Exclude the pictures and reproduce the remaining data exactly as written.

DATASET EXCERPT:
[Start]

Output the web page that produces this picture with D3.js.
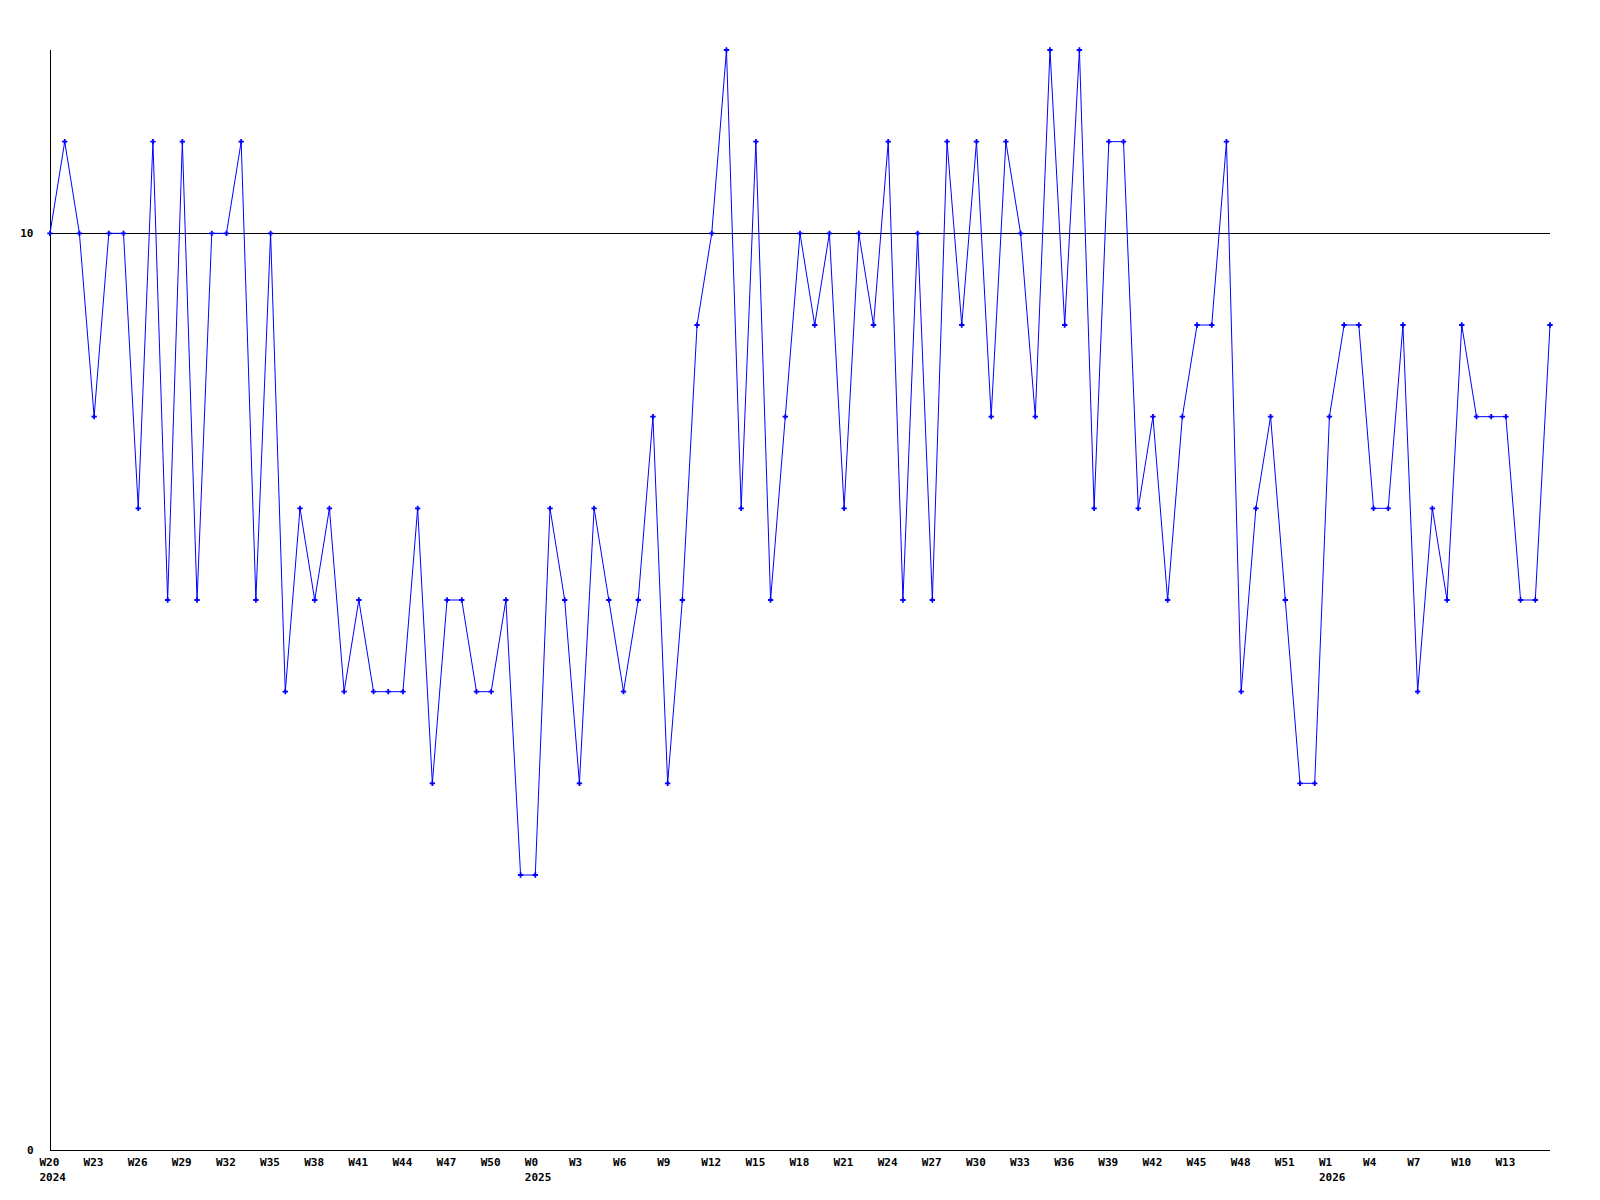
<!DOCTYPE html>
<html>
<head>
	<meta charset="UTF-8">
	<title>Weekly count</title>
	<script src="https://cdnjs.cloudflare.com/ajax/libs/d3/7.8.5/d3.min.js"></script>
	<style>
		body { margin: 0; background: #fff; }
		text { font-family: "DejaVu Sans Mono", monospace; font-weight: bold; font-size: 11px; fill: #000; }
	</style>
</head>

<body>
	<script>
		// weekly values, W20 2024 .. W16 2026 (one per week)
		var values = [
			10, 11, 10, 8, 10, 10, 7, 11, 6, 11,
			6, 10, 10, 11, 6, 10, 5, 7, 6, 7,
			5, 6, 5, 5, 5, 7, 4, 6, 6, 5,
			5, 6, 3, 3, 7, 6, 4, 7, 6, 5,
			6, 8, 4, 6, 9, 10, 12, 7, 11, 6,
			8, 10, 9, 10, 7, 10, 9, 11, 6, 10,
			6, 11, 9, 11, 8, 11, 10, 8, 12, 9,
			12, 7, 11, 11, 7, 8, 6, 8, 9, 9,
			11, 5, 7, 8, 6, 4, 4, 8, 9, 9,
			7, 7, 9, 5, 7, 6, 9, 8, 8, 8,
			6, 6, 9
		];

		// x tick labels, one every 3 weeks
		var tickLabels = ["W20", "W23", "W26", "W29", "W32", "W35", "W38", "W41", "W44", "W47",
			"W50", "W0", "W3", "W6", "W9", "W12", "W15", "W18", "W21", "W24",
			"W27", "W30", "W33", "W36", "W39", "W42", "W45", "W48", "W51", "W1",
			"W4", "W7", "W10", "W13"];
		var tickYears = ["2024", "", "", "", "", "", "", "", "", "",
			"", "2025", "", "", "", "", "", "", "", "",
			"", "", "", "", "", "", "", "", "", "2026",
			"", "", "", ""];
		var yTicks = [0, 10];
		var refLine = 10;

		// set the dimensions of the canvas
		var margin = {top: 50, right: 50, bottom: 50, left: 50},
		    width = 1600 - margin.left - margin.right,
		    height = 1200 - margin.top - margin.bottom;

		var x = d3.scaleLinear().domain([0, values.length - 1]).range([0, width]);
		var y = d3.scaleLinear().domain([0, 12]).range([height, 0]);

		var svg = d3.select("body").append("svg")
		    .attr("width", width + margin.left + margin.right)
		    .attr("height", height + margin.top + margin.bottom)
		    .append("g")
		    .attr("transform", "translate(" + margin.left + "," + margin.top + ")");

		// reference line at 10
		svg.append("line")
		    .attr("x1", x(0)).attr("x2", x(values.length - 1))
		    .attr("y1", y(refLine) + 0.5).attr("y2", y(refLine) + 0.5)
		    .attr("stroke", "#000")
		    .attr("shape-rendering", "crispEdges");

		// y axis
		var yAxis = svg.append("g")
		    .attr("transform", "translate(0.5,0)")
		    .call(d3.axisLeft(y).tickValues(yTicks).tickSize(0).tickPadding(17).tickFormat(d3.format("d")));
		yAxis.select(".domain").attr("d", "M0," + y(12) + "V" + (y(0) + 0.5)).attr("shape-rendering", "crispEdges");
		yAxis.selectAll("text").attr("font-size", null).attr("font-family", null);

		// x axis
		var tickIdx = tickLabels.map(function(d, i) { return i * 3; });
		var xAxis = svg.append("g")
		    .attr("transform", "translate(0," + (height + 0.5) + ")")
		    .call(d3.axisBottom(x).tickValues(tickIdx).tickSize(0)
		        .tickFormat(function(d, i) { return tickLabels[i]; }));
		xAxis.select(".domain").attr("d", "M0,0H" + width).attr("shape-rendering", "crispEdges");
		xAxis.selectAll("text")
		    .attr("font-size", null).attr("font-family", null)
		    .style("text-anchor", "start")
		    .attr("x", -11)
		    .attr("y", 15)
		    .attr("dy", null);
		xAxis.selectAll(".tick").append("text")
		    .style("text-anchor", "start")
		    .attr("x", -11)
		    .attr("y", 30)
		    .text(function(d, i) { return tickYears[i]; });

		// the line
		var line = d3.line()
		    .x(function(d, i) { return x(i); })
		    .y(function(d) { return y(d); });

		svg.append("path")
		    .datum(values)
		    .attr("fill", "none")
		    .attr("stroke", "#0000ff")
		    .attr("stroke-width", 1)
		    .attr("d", line);

		// point markers
		svg.selectAll(".pt")
		    .data(values)
		    .enter().append("path")
		    .attr("class", "pt")
		    .attr("fill", "#0000ff")
		    .attr("d", d3.symbol().type(d3.symbolCross).size(16))
		    .attr("transform", function(d, i) { return "translate(" + x(i) + "," + y(d) + ")"; });
	</script>
</body>
</html>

[End]

ANSWER BELOW:
Output the web page that produces this picture with D3.js.
<!DOCTYPE html>
<html>
<head>
	<meta charset="UTF-8">
	<title>Weekly count</title>
	<script src="https://cdnjs.cloudflare.com/ajax/libs/d3/7.8.5/d3.min.js"></script>
	<style>
		body { margin: 0; background: #fff; }
		text { font-family: "DejaVu Sans Mono", monospace; font-weight: bold; font-size: 11px; fill: #000; }
	</style>
</head>

<body>
	<script>
		// weekly values, W20 2024 .. W16 2026 (one per week)
		var values = [
			10, 11, 10, 8, 10, 10, 7, 11, 6, 11,
			6, 10, 10, 11, 6, 10, 5, 7, 6, 7,
			5, 6, 5, 5, 5, 7, 4, 6, 6, 5,
			5, 6, 3, 3, 7, 6, 4, 7, 6, 5,
			6, 8, 4, 6, 9, 10, 12, 7, 11, 6,
			8, 10, 9, 10, 7, 10, 9, 11, 6, 10,
			6, 11, 9, 11, 8, 11, 10, 8, 12, 9,
			12, 7, 11, 11, 7, 8, 6, 8, 9, 9,
			11, 5, 7, 8, 6, 4, 4, 8, 9, 9,
			7, 7, 9, 5, 7, 6, 9, 8, 8, 8,
			6, 6, 9
		];

		// x tick labels, one every 3 weeks
		var tickLabels = ["W20", "W23", "W26", "W29", "W32", "W35", "W38", "W41", "W44", "W47",
			"W50", "W0", "W3", "W6", "W9", "W12", "W15", "W18", "W21", "W24",
			"W27", "W30", "W33", "W36", "W39", "W42", "W45", "W48", "W51", "W1",
			"W4", "W7", "W10", "W13"];
		var tickYears = ["2024", "", "", "", "", "", "", "", "", "",
			"", "2025", "", "", "", "", "", "", "", "",
			"", "", "", "", "", "", "", "", "", "2026",
			"", "", "", ""];
		var yTicks = [0, 10];
		var refLine = 10;

		// set the dimensions of the canvas
		var margin = {top: 50, right: 50, bottom: 50, left: 50},
		    width = 1600 - margin.left - margin.right,
		    height = 1200 - margin.top - margin.bottom;

		var x = d3.scaleLinear().domain([0, values.length - 1]).range([0, width]);
		var y = d3.scaleLinear().domain([0, 12]).range([height, 0]);

		var svg = d3.select("body").append("svg")
		    .attr("width", width + margin.left + margin.right)
		    .attr("height", height + margin.top + margin.bottom)
		    .append("g")
		    .attr("transform", "translate(" + margin.left + "," + margin.top + ")");

		// reference line at 10
		svg.append("line")
		    .attr("x1", x(0)).attr("x2", x(values.length - 1))
		    .attr("y1", y(refLine) + 0.5).attr("y2", y(refLine) + 0.5)
		    .attr("stroke", "#000")
		    .attr("shape-rendering", "crispEdges");

		// y axis
		var yAxis = svg.append("g")
		    .attr("transform", "translate(0.5,0)")
		    .call(d3.axisLeft(y).tickValues(yTicks).tickSize(0).tickPadding(17).tickFormat(d3.format("d")));
		yAxis.select(".domain").attr("d", "M0," + y(12) + "V" + (y(0) + 0.5)).attr("shape-rendering", "crispEdges");
		yAxis.selectAll("text").attr("font-size", null).attr("font-family", null);

		// x axis
		var tickIdx = tickLabels.map(function(d, i) { return i * 3; });
		var xAxis = svg.append("g")
		    .attr("transform", "translate(0," + (height + 0.5) + ")")
		    .call(d3.axisBottom(x).tickValues(tickIdx).tickSize(0)
		        .tickFormat(function(d, i) { return tickLabels[i]; }));
		xAxis.select(".domain").attr("d", "M0,0H" + width).attr("shape-rendering", "crispEdges");
		xAxis.selectAll("text")
		    .attr("font-size", null).attr("font-family", null)
		    .style("text-anchor", "start")
		    .attr("x", -11)
		    .attr("y", 15)
		    .attr("dy", null);
		xAxis.selectAll(".tick").append("text")
		    .style("text-anchor", "start")
		    .attr("x", -11)
		    .attr("y", 30)
		    .text(function(d, i) { return tickYears[i]; });

		// the line
		var line = d3.line()
		    .x(function(d, i) { return x(i); })
		    .y(function(d) { return y(d); });

		svg.append("path")
		    .datum(values)
		    .attr("fill", "none")
		    .attr("stroke", "#0000ff")
		    .attr("stroke-width", 1)
		    .attr("d", line);

		// point markers
		svg.selectAll(".pt")
		    .data(values)
		    .enter().append("path")
		    .attr("class", "pt")
		    .attr("fill", "#0000ff")
		    .attr("d", d3.symbol().type(d3.symbolCross).size(16))
		    .attr("transform", function(d, i) { return "translate(" + x(i) + "," + y(d) + ")"; });
	</script>
</body>
</html>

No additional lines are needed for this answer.